We are now left with \(M, K, A, N, O, P\). In which \(O, A, P\) are the basis of the problem, \(M, N\) are on the next level, and \(K\) is there for the absence of \(L\).

Which amongst these 6 can be thrown away?

As in the previous part, the way we hide variables depends on how we re-state our question. How to prove these three line segments converge? Look at them, really soon one should realize that there is an interesting thing that not any “three-converging-lines” problems have: \(MP\) and \(OK\) is parallel.

How do we use this fact? There is very nice things about two line segments being parallel that someone who is familiar with geometry can sense in the air: equal angles, congruent triangles, equal ratios and a huge knowledge base developed around such situation. There is so much to be used, but what is the key to this “converging-line” problem?

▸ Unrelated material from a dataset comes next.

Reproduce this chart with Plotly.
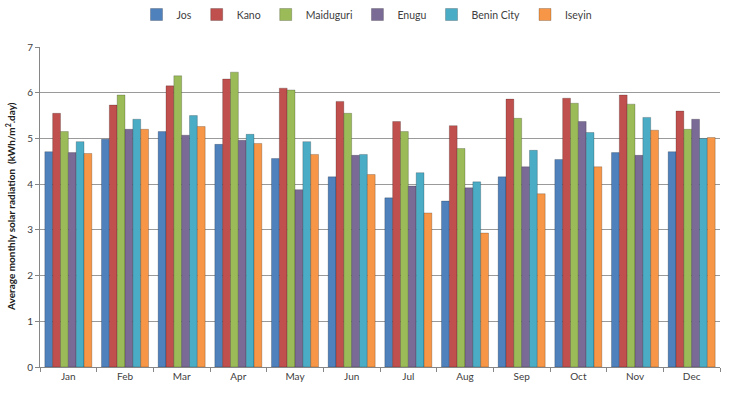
import plotly.graph_objects as go

months = ["Jan", "Feb", "Mar", "Apr", "May", "Jun", "Jul", "Aug", "Sep", "Oct", "Nov", "Dec"]
jos = [4.71, 4.98, 5.15, 4.87, 4.56, 4.16, 3.70, 3.63, 4.16, 4.54, 4.69, 4.71]
kano = [5.55, 5.73, 6.15, 6.30, 6.10, 5.81, 5.37, 5.28, 5.86, 5.88, 5.95, 5.60]
maiduguri = [5.15, 5.95, 6.37, 6.45, 6.06, 5.55, 5.15, 4.78, 5.44, 5.77, 5.75, 5.20]
enugu = [4.69, 5.20, 5.07, 4.96, 3.88, 4.63, 3.96, 3.92, 4.38, 5.37, 4.63, 5.42]
benin = [4.93, 5.42, 5.50, 5.09, 4.93, 4.65, 4.25, 4.05, 4.74, 5.13, 5.46, 5.00]
iseyin = [4.67, 5.20, 5.26, 4.89, 4.65, 4.21, 3.37, 2.93, 3.79, 4.38, 5.18, 5.02]

series = [
    ("Jos", jos, "#4F81BD"),
    ("Kano", kano, "#C0504D"),
    ("Maiduguri", maiduguri, "#9BBB59"),
    ("Enugu", enugu, "#7A6A96"),
    ("Benin City", benin, "#4BACC6"),
    ("Iseyin", iseyin, "#F79646"),
]

fig = go.Figure()
for name, vals, col in series:
    fig.add_trace(go.Bar(
        x=months, y=vals, name=name,
        marker=dict(color=col, line=dict(color="rgba(0,0,0,0.35)", width=0.6)),
    ))

fig.update_layout(
    width=734, height=395,
    margin=dict(l=40, r=14, t=47, b=28, autoexpand=False),
    paper_bgcolor="white", plot_bgcolor="white",
    font=dict(family="Lato, Open Sans, sans-serif", size=10, color="#404040"),
    barmode="group", bargap=0.17, bargroupgap=0,
    legend=dict(orientation="h", x=0.5, xanchor="center", xref="container",
                y=1.0, yanchor="top", yref="container",
                font=dict(size=10.5, color="#404040"),
                itemwidth=30, tracegroupgap=0),
    xaxis=dict(showline=True, linecolor="#868686", ticks="outside", tickcolor="#868686",
               ticklen=4, tickson="boundaries", tickfont=dict(size=10), automargin=False),
    yaxis=dict(range=[0, 7], dtick=1, showgrid=True, gridcolor="#9a9a9a", gridwidth=1,
               showline=True, linecolor="#868686", ticks="outside", tickcolor="#868686",
               ticklen=4, zeroline=False, tickfont=dict(size=10), automargin=False),
    annotations=[dict(
        text="<b>Average monthly solar radiation  (kWh/m<sup>2</sup>.day)</b>",
        xref="paper", yref="paper", x=0, y=0.5, xshift=-30, xanchor="center", yanchor="middle",
        textangle=-90, showarrow=False, font=dict(size=10, color="#202020"))],
)

fig.write_html("out.html", config={"displayModeBar": False},
               post_script="document.body.style.margin='0';document.body.style.overflow='hidden';")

You may have your own idea, but my pick is to re-phrase our question to proving that \(AN\) divides \(OP\) in the ratio \(MP:OK\), or \( MP:R \), which naturally leads to the convergence. And hey, there is now the constant \(R\) in our question statement, what a pleasant thing to have isn’t it :)

We can now officially forget about \(K\)!

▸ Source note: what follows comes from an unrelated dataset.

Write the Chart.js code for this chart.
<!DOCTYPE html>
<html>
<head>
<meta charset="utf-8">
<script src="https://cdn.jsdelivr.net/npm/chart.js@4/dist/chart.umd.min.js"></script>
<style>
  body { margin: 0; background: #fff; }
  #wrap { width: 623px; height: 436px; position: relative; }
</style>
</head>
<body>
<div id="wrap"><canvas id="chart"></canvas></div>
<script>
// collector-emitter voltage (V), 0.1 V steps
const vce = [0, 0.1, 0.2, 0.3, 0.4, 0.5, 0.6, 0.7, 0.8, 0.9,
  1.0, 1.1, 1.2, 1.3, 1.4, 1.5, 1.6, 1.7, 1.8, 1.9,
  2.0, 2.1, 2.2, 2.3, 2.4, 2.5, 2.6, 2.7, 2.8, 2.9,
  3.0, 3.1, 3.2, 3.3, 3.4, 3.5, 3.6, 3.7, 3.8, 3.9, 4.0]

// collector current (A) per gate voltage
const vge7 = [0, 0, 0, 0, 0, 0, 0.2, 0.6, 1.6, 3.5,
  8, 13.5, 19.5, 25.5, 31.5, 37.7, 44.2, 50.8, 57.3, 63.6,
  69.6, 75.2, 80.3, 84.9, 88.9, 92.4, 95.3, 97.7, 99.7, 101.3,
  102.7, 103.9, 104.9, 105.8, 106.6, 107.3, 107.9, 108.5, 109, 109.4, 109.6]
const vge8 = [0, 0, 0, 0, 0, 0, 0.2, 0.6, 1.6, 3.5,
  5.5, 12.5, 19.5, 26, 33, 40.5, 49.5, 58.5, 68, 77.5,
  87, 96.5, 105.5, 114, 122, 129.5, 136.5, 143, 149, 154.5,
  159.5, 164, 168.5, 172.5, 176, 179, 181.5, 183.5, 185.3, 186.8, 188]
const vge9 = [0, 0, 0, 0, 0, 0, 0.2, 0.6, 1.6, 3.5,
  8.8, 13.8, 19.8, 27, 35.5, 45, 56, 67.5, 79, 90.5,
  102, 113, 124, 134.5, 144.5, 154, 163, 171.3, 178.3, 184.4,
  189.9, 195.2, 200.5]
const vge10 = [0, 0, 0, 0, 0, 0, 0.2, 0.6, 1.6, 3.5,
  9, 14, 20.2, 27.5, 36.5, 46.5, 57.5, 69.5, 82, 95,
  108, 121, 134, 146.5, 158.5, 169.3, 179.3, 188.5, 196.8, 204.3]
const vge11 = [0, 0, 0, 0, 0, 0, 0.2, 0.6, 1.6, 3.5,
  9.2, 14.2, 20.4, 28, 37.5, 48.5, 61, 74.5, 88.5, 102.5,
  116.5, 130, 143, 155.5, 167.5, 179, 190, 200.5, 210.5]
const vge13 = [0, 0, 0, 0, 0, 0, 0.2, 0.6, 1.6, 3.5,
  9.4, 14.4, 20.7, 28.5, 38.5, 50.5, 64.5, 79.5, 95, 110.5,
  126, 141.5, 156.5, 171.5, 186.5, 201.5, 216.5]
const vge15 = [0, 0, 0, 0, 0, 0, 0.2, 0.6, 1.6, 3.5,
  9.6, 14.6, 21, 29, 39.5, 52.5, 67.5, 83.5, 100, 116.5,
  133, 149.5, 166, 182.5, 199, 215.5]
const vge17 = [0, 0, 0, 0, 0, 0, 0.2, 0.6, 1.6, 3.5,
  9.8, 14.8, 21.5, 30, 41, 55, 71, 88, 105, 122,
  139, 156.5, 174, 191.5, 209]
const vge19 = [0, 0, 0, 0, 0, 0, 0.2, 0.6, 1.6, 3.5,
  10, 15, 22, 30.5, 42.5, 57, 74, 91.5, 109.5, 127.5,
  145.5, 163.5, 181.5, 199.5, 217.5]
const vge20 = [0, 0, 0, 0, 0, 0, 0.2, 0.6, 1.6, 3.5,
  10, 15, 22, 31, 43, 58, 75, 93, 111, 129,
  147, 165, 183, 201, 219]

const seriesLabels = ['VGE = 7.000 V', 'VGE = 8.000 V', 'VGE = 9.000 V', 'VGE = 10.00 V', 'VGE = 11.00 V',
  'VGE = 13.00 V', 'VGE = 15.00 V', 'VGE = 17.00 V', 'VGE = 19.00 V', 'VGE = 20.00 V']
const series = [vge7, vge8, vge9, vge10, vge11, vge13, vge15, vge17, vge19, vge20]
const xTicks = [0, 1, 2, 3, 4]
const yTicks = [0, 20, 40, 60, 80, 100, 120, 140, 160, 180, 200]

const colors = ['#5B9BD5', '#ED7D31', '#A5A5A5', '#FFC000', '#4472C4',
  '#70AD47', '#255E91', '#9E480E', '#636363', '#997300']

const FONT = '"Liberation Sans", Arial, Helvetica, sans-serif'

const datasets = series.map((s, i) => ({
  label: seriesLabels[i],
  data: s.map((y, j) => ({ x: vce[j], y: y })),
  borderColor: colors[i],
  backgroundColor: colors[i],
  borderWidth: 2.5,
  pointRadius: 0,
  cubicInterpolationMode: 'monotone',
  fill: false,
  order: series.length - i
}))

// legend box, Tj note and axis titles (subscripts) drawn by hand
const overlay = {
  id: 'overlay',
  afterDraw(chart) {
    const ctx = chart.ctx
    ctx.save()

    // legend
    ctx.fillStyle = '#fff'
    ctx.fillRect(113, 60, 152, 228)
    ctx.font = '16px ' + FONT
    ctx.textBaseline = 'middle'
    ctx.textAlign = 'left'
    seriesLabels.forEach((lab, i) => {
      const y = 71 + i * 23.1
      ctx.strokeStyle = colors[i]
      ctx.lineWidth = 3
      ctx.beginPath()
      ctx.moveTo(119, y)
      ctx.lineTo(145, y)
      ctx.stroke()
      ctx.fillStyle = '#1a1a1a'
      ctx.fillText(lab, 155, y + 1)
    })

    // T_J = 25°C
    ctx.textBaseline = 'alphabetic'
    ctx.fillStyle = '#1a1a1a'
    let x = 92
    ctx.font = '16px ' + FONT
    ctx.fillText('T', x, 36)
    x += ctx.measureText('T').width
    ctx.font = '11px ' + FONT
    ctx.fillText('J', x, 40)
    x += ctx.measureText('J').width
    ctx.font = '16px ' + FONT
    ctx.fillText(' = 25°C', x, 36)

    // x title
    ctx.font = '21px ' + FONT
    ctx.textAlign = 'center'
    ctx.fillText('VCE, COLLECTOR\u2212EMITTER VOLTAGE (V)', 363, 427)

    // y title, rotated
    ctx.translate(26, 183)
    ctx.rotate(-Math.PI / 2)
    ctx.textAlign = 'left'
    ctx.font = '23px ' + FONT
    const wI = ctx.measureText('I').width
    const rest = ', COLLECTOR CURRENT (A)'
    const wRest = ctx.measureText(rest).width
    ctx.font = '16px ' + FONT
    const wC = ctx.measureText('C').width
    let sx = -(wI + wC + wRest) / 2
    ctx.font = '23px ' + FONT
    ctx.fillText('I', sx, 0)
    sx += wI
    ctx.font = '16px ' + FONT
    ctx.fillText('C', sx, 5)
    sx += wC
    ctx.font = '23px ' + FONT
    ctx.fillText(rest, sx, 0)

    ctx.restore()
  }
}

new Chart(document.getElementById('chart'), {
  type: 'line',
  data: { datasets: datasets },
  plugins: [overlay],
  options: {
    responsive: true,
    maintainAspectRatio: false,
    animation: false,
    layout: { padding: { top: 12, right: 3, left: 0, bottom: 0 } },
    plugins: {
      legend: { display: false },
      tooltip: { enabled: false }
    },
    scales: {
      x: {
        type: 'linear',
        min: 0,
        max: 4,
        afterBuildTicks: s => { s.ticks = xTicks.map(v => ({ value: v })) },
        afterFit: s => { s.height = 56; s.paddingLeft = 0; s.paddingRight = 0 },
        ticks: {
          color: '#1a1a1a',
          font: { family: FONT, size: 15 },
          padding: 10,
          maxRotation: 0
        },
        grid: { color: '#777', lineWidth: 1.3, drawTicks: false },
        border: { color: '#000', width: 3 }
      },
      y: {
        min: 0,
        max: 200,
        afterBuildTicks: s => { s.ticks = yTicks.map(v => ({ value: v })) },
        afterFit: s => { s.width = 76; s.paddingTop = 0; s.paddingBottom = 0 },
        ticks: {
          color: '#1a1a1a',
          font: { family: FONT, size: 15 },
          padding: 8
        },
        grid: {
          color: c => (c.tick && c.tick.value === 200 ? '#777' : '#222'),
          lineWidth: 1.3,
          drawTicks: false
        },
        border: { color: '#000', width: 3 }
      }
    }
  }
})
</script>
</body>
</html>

Be careful not to introduce new variable

Talk about \(AN\) dividing \(OP\), one should never bring \(L\) back to the equation because we tried hard forgetting about it in the beginning. So, the walk around is to use trigonometry to talk ratios instead. Let the ratio obtained from this division be \(r\)

\[r = \frac{AP sin NAP}{R sin NAO}\]

Remember that in the end, we need

\[r = \frac{MP}{R}\]

Bridging the above two equations gives (\(R\) is cancelled!)

\[\frac{sinNAP}{sinNAO} = \frac{sin PAM}{sin MAH}\]

One thing we know about these angles: \(AD\) is the bisector of \(\widehat{OAH}\), So the solution is finalised if \(AD\) is also the bisector of \(\widehat{MAN}\). Before going any further, let’s step back and look at how far we’ve got: now the question in mind involves only \(A, D, M\) and \(N\), how simple!:) This is very likely a practice problem in some textbook and thus, should have multiple solutions ;)

For the sake of completeness, I’ll go for one but don’t limit yourself to it!

Let’s prove a more general problem!

Knowing that \(AK\) and \(AD\) are perpendicular, it is sufficient to prove that \(Q,P,N,M\) are harmonic (the bisector comes accordingly). How?

Sure this must be derived from the fact that \(A,P,I,D\) are harmonic. So, the question to ask is whether \(AQ\), \(IN\) and \(MD\) converge? Notice these lines are actually \(AK\), \(EF\) and \(BC\), and these are known to converge. All because \(AD\) divides angle \(A\) of the triangle equally.

We didn’t even use the fact that \(MP\) is perpendicular to \(BC\), so the problem we solve is more general than the original.